Kısıtlamalardan sonra: Neye izin var, neye yok?
Bazı ülkeler yavaş yavaş sokağa çıkma kısıtlamalarını kaldırmaya başladı. Diğer ülkelerdeyse her şey normale dönmüş gibi, tek farkı herkesin maske takması. Birçok kişi, nasıl davranacağı konusunda kararsız. Yorumcular normalliğin nasıl gündelik hayata geçirileceğini tartışıyor.
Yeni normalliğin kurallara ihtiyacı var
Hürriyet Daily News, 65 yaş üstü ve 20 yaş altı insanların sokağa çıkma yasağı dahil, Türkiye'deki Korona önlemlerinin gevşetilmesinden memnun:
“İnsanlar bıktı artık. Hele son üç aydır evde hapis kalmış 65 yaş üstü, özellikle sıkılmış halde. Yaz günlerinin cazibesinde çocukları ve gençleri evde tutmak mümkün değil artık. ... İnsanlar 'yeni normallik' kurallarına bağlı kalır, maske takar, vücut temasından kaçınır ve hijyene dikkat ederse büyük olasılıkla sorun yaşanmayacaktır. Ama ne oldu da, yaşlı bir aile ferdinin hastalığı atlatması şerefine verilen kutlama yemeğinde yüz kişiye daha hastalık bulaştı? 'Yeni normallik' kurallarının oluşturulmasında bu acı gerçekleri de unutmamak gerekiyor.”

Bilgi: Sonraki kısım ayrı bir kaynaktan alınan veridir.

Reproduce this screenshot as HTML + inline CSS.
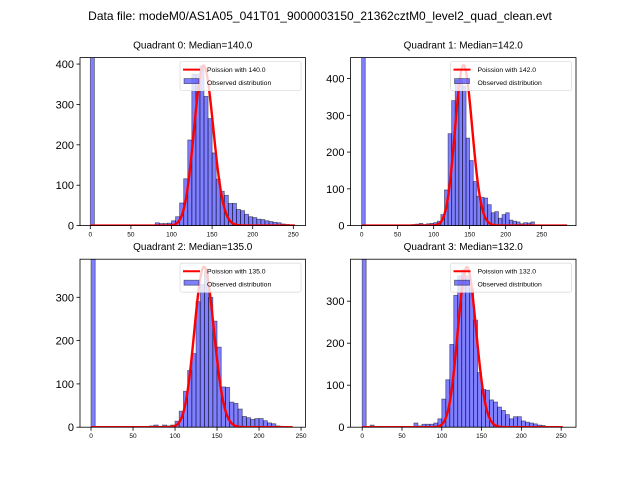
<!DOCTYPE html>
<html><head><meta charset="utf-8"><style>
html,body{margin:0;padding:0;background:#fff;}
svg{display:block;font-family:"Liberation Sans","DejaVu Sans",sans-serif;}
</style></head><body>
<svg id="fig" width="640" height="480" viewBox="0 0 640 480">
<text x="320" y="20" text-anchor="middle" font-size="12">Data file: modeM0/AS1A05_041T01_9000003150_21362cztM0_level2_quad_clean.evt</text>
</svg>
<script>
const binWidth = 5;
const medians = [140.0, 142.0, 135.0, 132.0];
const zeroBin = [1200, 1200, 1200, 1200];
const binStarts0 = [80,85,90,95,100,105,110,115,120,125,130,135,140,145,150,155,160,165,170,175,180,185,190,195,200,205,210,215,220,225,230,235,240,245];
const counts0 = [7,5,5,6,12,22,56,116,212,375,375,395,320,265,180,115,85,75,55,55,40,37,28,22,20,16,15,12,10,8,7,4,3,2];
const binStarts1 = [70,75,80,85,90,95,100,105,110,115,120,125,130,135,140,145,150,155,160,165,170,175,180,185,190,195,200,205,210,215,220,225,230,235,280];
const counts1 = [3,4,6,3,5,6,8,12,30,97,250,340,395,400,380,238,177,120,80,77,75,57,35,38,20,30,35,15,12,10,5,8,7,10,2];
const binStarts2 = [65,70,75,80,85,90,95,100,105,110,115,120,125,130,135,140,145,150,155,160,165,170,175,180,185,190,195,200,205,210,215,220,225,230];
const counts2 = [2,3,5,2,5,3,5,14,37,83,131,170,290,330,360,300,245,185,93,92,58,55,42,25,22,18,20,20,15,10,8,3,2,1];
const binStarts3 = [10,20,65,70,75,80,85,90,95,100,105,110,115,120,125,130,135,140,145,150,155,160,165,170,175,180,185,190,195,200,205,210,215,220,225];
const counts3 = [5,2,10,3,7,7,7,10,20,67,113,197,314,360,375,360,330,255,130,90,88,65,60,48,40,30,20,25,25,15,12,10,8,5,4];
const curvePeaks = [396, 436, 370, 381];
const curveEnds = [252, 285, 240, 252];
const xLimits = [[-12.7,265],[-15.5,297.7],[-13.1,255.3],[-14.7,268.6]];
const yLimits = [416, 457, 388, 400];
const xTicks = [0,50,100,150,200,250];
const yTicks = [[0,100,200,300,400],[0,100,200,300,400],[0,100,200,300],[0,100,200,300]];

const NS="http://www.w3.org/2000/svg";
const svg=document.getElementById('fig');
function mk(tag,attrs,parent){const e=document.createElementNS(NS,tag);for(const k in attrs)e.setAttribute(k,attrs[k]);(parent||svg).appendChild(e);return e;}
function lgamma(z){
  return (z-0.5)*Math.log(z)-z+0.5*Math.log(2*Math.PI)+1/(12*z)-1/(360*z*z*z);
}
function poissonShape(k,lam){
  const lp=(x)=>x*Math.log(lam)-lam-lgamma(x+1);
  return Math.exp(lp(k)-lp(lam));
}
const starts=[binStarts0,binStarts1,binStarts2,binStarts3];
const counts=[counts0,counts1,counts2,counts3];
const axW=225.5, axH=168;
const origins=[[80,57.6],[350.5,57.6],[80,259.2],[350.5,259.2]];

for(let q=0;q<4;q++){
  const [ox,oy]=origins[q];
  const [x0,x1]=xLimits[q], y1=yLimits[q];
  const X=v=>ox+(v-x0)/(x1-x0)*axW;
  const Y=v=>oy+axH-v/y1*axH;
  const g=mk('g',{});
  
  
  const cid='clip'+q;
  const cp=mk('clipPath',{id:cid},g); mk('rect',{x:ox,y:oy,width:axW,height:axH},cp);
  const t=mk('text',{x:ox+axW/2,y:oy-9,'text-anchor':'middle','font-size':'10'},g);
  t.textContent='Quadrant '+q+': Median='+medians[q].toFixed(1);
  
  
  const bars=mk('g',{'clip-path':'url(#'+cid+')'},g);
  const allS=[0].concat(starts[q]), allC=[zeroBin[q]].concat(counts[q]);
  for(let i=0;i<allS.length;i++){
    const r=mk('rect',{x:X(allS[i]),y:Y(allC[i]),width:X(allS[i]+binWidth)-X(allS[i]),height:Y(0)-Y(allC[i]),fill:'rgba(0,0,255,0.5)',stroke:'rgba(0,0,0,0.5)','stroke-width':'0.8'},bars);
    
    
  }
  let d='';
  for(let k=0;k<=curveEnds[q];k++){d+=(k?'L':'M')+X(k).toFixed(2)+','+Y(curvePeaks[q]*poissonShape(k,medians[q])).toFixed(2);}
  const p=mk('path',{d:d,fill:'none',stroke:'red','stroke-width':'2.4','clip-path':'url(#'+cid+')'},g);
  
  
  mk('rect',{x:ox,y:oy,width:axW,height:axH,fill:'none',stroke:'#000','stroke-width':'0.8'},g);
  xTicks.forEach(v=>{ if(v<x0||v>x1)return;
    mk('line',{x1:X(v),x2:X(v),y1:oy+axH,y2:oy+axH+3.5,stroke:'#000','stroke-width':'0.8'},g);
    const tt=mk('text',{x:X(v),y:oy+axH+11,'text-anchor':'middle','font-size':'6.5'},g);tt.textContent=v;
    
    
  });
  yTicks[q].forEach(v=>{
    mk('line',{x1:ox-3.5,x2:ox,y1:Y(v),y2:Y(v),stroke:'#000','stroke-width':'0.8'},g);
    const tt=mk('text',{x:ox-6,y:Y(v)+4,'text-anchor':'end','font-size':'11'},g);tt.textContent=v;
    
    
  });
  const lg=mk('g',{},g);
  
  
  const lx=ox+100, ly=oy+4;
  mk('rect',{x:lx,y:ly,width:121,height:29,rx:2,fill:'rgba(255,255,255,0.8)',stroke:'#ddd','stroke-width':'0.8'},lg);
  mk('line',{x1:lx+3,x2:lx+20,y1:ly+8,y2:ly+8,stroke:'red','stroke-width':'2'},lg);
  mk('rect',{x:lx+4,y:ly+17,width:15,height:5,fill:'rgba(0,0,255,0.5)',stroke:'rgba(0,0,0,0.5)','stroke-width':'0.8'},lg);
  const l1=mk('text',{x:lx+27,y:ly+10.5,'font-size':'6.8'},lg);l1.textContent='Poission with '+medians[q].toFixed(1);
  const l2=mk('text',{x:lx+27,y:ly+23.5,'font-size':'6.8'},lg);l2.textContent='Observed distribution';
}
</script>
</body></html>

Yükseköğrenim ancak canlı temasla mümkün
Vilnius Üniversitesi Rektörü Rimvydas Petrauskas, üniversitelerin neden bir an önce kendi mekanlarında eğitime geçmeleri gerektiğini Delfi'deki yazısında anlatıyor:
“Çevrimiçi dersler öğrenimin imkanlarını tamamlayabilir, genişletebilir ama öğretim görevlisiyle öğrenci ve öğrenciler arasındaki doğrudan temasın yerini alamaz. Öğrenme süreci sadece amfideki (ya da şimdi çevrimiçindeki) bir buçuk saatte olmaz. Bilgi ancak bu vaktin genişletilmesi, üzerine tartışılmalar yürütülmesi, yaşanması durumunda doğar, hayatın öğretilerinin, kişisel deneyimlerin, deneyip hata yapmanın parçası olduklarında büyür. Gerekli tüm niteliklere sahip bir eğitim amfilerde, laboratuarlarda ve staj mekanlarında gerçekleşir, insanlar birbirleriyle temas ettiğinde, iletişim kurduğunda ve birbirlerinden öğrendiklerinde. Bunun dışındaki tüm formatlar geçici, tamamlayıcı, krize yöneliktir.”